While winning and going for the gold medal is important, that is not the only objective for the Canadian senior men’s national volleyball team.
“We hope to give you a good show; we will show you some good volleyball,” said Canadian coach Glenn Hoag.
“(But) these are the team we will face in 2015 when we try to qualify for the 2016 Olympic (Games).
“These games are important for us to measure where we are.”
Hoag was speaking at a press conference on Sept. 20 in the banquet room at the Langley Events Centre.
The press conference was in advance of the 2013 NORCECA men’s volleyball Continental championships.

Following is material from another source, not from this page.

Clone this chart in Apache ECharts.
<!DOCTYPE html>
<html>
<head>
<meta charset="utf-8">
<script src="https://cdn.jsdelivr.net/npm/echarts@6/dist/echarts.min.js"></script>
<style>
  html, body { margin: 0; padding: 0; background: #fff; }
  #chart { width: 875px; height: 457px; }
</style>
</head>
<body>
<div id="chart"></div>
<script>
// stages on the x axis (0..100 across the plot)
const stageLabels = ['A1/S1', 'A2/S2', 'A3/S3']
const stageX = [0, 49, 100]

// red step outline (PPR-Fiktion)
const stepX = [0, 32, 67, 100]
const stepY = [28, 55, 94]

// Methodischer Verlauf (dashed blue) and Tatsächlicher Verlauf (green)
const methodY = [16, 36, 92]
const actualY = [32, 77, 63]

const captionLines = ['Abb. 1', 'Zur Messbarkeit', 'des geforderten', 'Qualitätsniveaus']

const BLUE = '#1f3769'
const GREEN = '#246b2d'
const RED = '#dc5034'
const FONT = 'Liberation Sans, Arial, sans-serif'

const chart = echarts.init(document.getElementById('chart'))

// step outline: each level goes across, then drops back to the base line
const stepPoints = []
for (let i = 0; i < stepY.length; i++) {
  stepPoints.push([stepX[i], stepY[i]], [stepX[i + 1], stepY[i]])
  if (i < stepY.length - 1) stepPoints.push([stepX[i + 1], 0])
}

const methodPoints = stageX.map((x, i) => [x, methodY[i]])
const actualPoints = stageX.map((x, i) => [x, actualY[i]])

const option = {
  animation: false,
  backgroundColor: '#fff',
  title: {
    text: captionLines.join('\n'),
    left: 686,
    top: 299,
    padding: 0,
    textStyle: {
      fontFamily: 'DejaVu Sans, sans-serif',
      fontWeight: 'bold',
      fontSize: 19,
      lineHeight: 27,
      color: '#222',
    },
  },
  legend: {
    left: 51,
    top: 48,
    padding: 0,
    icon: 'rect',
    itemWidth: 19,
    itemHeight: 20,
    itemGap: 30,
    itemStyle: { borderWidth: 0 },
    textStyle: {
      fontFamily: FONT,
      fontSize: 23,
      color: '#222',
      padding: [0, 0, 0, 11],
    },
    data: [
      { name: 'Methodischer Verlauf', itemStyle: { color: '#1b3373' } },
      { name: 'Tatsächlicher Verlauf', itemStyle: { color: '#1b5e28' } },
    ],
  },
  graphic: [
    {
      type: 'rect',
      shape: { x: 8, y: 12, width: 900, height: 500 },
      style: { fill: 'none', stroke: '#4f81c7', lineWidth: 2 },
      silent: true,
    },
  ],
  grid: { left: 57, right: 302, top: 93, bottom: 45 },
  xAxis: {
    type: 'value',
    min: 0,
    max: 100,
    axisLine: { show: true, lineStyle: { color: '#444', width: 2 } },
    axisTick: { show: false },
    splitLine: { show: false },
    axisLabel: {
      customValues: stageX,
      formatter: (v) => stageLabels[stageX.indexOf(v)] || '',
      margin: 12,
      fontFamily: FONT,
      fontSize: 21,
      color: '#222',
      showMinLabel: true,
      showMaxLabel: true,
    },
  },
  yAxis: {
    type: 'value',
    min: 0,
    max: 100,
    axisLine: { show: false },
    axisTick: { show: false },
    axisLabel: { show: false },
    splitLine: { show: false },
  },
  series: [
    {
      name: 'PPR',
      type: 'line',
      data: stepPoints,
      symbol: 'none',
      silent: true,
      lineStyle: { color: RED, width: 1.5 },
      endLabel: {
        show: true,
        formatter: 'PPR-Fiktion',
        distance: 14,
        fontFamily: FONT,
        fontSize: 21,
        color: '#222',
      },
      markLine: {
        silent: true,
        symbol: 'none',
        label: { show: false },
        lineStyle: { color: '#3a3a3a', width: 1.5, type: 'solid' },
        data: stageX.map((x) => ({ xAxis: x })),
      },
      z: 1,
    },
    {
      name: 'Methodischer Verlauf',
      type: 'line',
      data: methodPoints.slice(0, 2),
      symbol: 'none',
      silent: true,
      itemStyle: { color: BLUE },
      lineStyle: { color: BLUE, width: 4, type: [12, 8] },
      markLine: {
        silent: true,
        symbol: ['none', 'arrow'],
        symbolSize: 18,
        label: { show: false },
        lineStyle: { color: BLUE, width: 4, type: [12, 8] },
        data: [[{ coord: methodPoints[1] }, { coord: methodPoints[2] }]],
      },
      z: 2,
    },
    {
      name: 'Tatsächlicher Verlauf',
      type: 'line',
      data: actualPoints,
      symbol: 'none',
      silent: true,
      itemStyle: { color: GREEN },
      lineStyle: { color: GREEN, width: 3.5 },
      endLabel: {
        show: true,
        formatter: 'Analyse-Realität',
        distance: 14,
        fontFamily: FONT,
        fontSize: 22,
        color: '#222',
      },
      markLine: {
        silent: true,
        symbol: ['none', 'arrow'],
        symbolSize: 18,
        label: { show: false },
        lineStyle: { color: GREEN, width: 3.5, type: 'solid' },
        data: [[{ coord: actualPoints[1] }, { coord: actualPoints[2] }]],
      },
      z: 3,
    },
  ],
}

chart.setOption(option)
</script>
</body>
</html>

The nine-country tournament begins Sept. 23 and runs until Sept. 28 in the arena bowl at the LEC.
NORCECA is the North, Central America and Caribbean Volleyball Federation.
In addition to Canada, there are teams from the United States, Cuba, Puerto Rico, Mexico, Dominican Republic, Guatemala, St. Lucia and the Bahamas.
The U.S. are ranked first in NORCECA while Cuba, Canada, Puerto Rico, Mexico and the Dominican are second through sixth, respectively.
“It is very important to showcase the game and promote the sport and at the same time, show where we are (in the sport),” Hoag said.
Township Mayor Jack Froese and Volleyball BC’s Tom Jones also spoke at the press conference.
The championships are being jointly hosted by the Township, Volleyball BC and Volleyball Canada.
“We know the (Langley Events Centre) has done its homework and is worthy of this event,” Jone said.
“Langley is a sports town (and) thanks to events like this, we have become known as an example of sports tourism,” Froese said.
“This is the place for sport.”
For Howatson, this is his first time playing at the LEC.
“It is great to see the change in venue from the old barn to this great facility,” he said, referring to the David E. Enarson Gymnasium where the Spartans played when he attended school in Langley from 2003 to 2007.
He said he was looking forward to going to battle with many of the same players he used to battle against back at the university level.
Verhoeff is no stranger to success at the LEC as the Spartans play their home games in the facility’s gym.
“It is exciting to come back to Langley,” he said.
“This was a really special time in my life.”
In 2011, he was carried off the court on the shoulders’ of the student body after winning MVP honours in helping the Spartans win the CIS national championship. They also won it the following year at Queen’s University.
And he said while it is an honour to play for your country anytime, Verhoeff said it was extra special to do so at home.